Exercise goal: Scan the material below for lines with the word "this" and report how many there are, with nothing added.

Data to use:
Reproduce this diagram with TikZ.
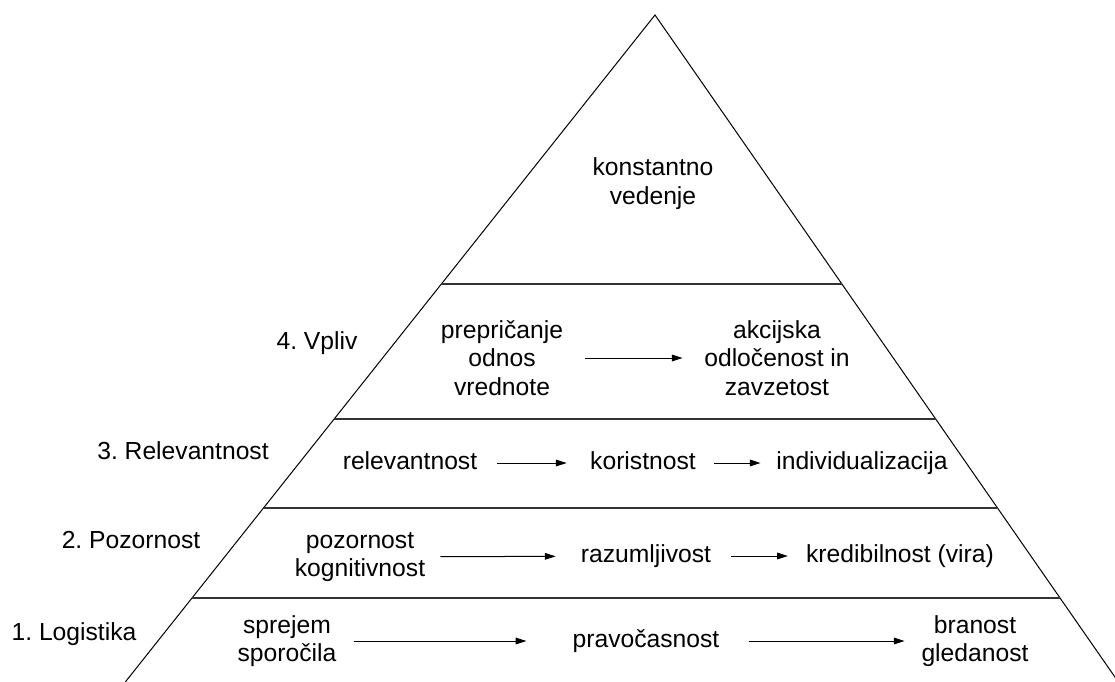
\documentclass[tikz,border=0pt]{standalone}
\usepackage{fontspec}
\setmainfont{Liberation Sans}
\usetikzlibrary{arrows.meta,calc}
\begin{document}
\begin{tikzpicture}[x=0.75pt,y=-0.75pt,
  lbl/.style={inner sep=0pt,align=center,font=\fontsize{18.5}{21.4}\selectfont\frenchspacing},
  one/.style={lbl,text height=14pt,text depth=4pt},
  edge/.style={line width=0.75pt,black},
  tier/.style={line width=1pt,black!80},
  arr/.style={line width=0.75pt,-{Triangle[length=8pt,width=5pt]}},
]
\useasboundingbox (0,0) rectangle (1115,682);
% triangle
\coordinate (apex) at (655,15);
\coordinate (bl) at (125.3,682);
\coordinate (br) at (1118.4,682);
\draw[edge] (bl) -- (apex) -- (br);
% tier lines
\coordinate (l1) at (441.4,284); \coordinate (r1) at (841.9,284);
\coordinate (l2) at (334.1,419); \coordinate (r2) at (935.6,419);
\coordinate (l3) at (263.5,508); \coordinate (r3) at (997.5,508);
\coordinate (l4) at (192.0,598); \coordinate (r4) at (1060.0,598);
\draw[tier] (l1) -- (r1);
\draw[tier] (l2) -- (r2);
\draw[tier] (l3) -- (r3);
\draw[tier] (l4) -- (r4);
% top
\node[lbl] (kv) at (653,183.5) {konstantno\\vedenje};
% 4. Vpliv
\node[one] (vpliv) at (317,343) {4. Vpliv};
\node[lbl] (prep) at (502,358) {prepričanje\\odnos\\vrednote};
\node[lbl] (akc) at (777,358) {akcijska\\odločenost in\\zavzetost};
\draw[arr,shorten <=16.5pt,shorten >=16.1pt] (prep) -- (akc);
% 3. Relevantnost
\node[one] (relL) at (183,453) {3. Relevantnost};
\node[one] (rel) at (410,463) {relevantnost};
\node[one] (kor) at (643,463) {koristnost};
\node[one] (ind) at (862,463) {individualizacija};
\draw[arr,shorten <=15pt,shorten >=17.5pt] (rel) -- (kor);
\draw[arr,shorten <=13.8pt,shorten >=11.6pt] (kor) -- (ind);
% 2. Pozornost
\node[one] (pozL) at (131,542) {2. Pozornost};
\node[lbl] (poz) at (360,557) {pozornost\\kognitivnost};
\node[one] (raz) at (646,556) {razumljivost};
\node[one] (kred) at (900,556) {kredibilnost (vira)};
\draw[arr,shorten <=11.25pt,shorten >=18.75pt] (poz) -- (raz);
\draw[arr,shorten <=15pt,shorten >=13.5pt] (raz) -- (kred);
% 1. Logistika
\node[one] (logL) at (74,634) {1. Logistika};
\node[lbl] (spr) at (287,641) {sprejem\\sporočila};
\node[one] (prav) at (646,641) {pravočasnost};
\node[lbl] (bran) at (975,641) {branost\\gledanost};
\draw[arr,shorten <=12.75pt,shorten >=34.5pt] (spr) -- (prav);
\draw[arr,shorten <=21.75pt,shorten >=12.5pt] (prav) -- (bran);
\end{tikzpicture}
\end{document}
--
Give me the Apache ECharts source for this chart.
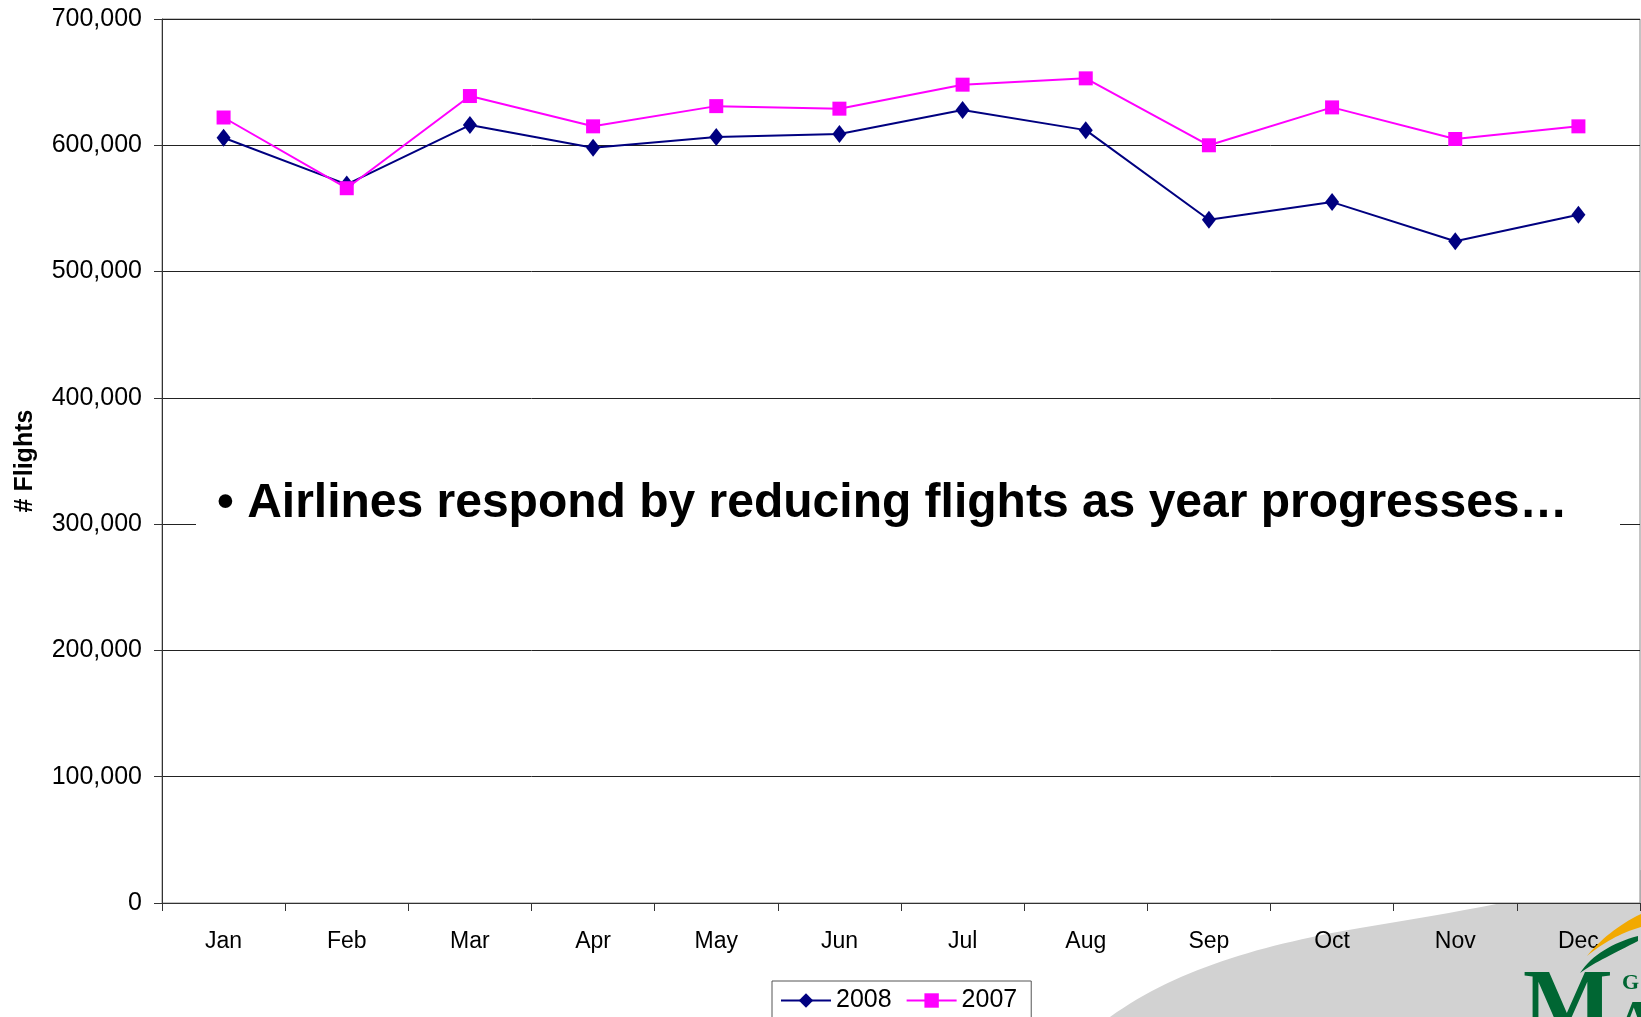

The solution: 2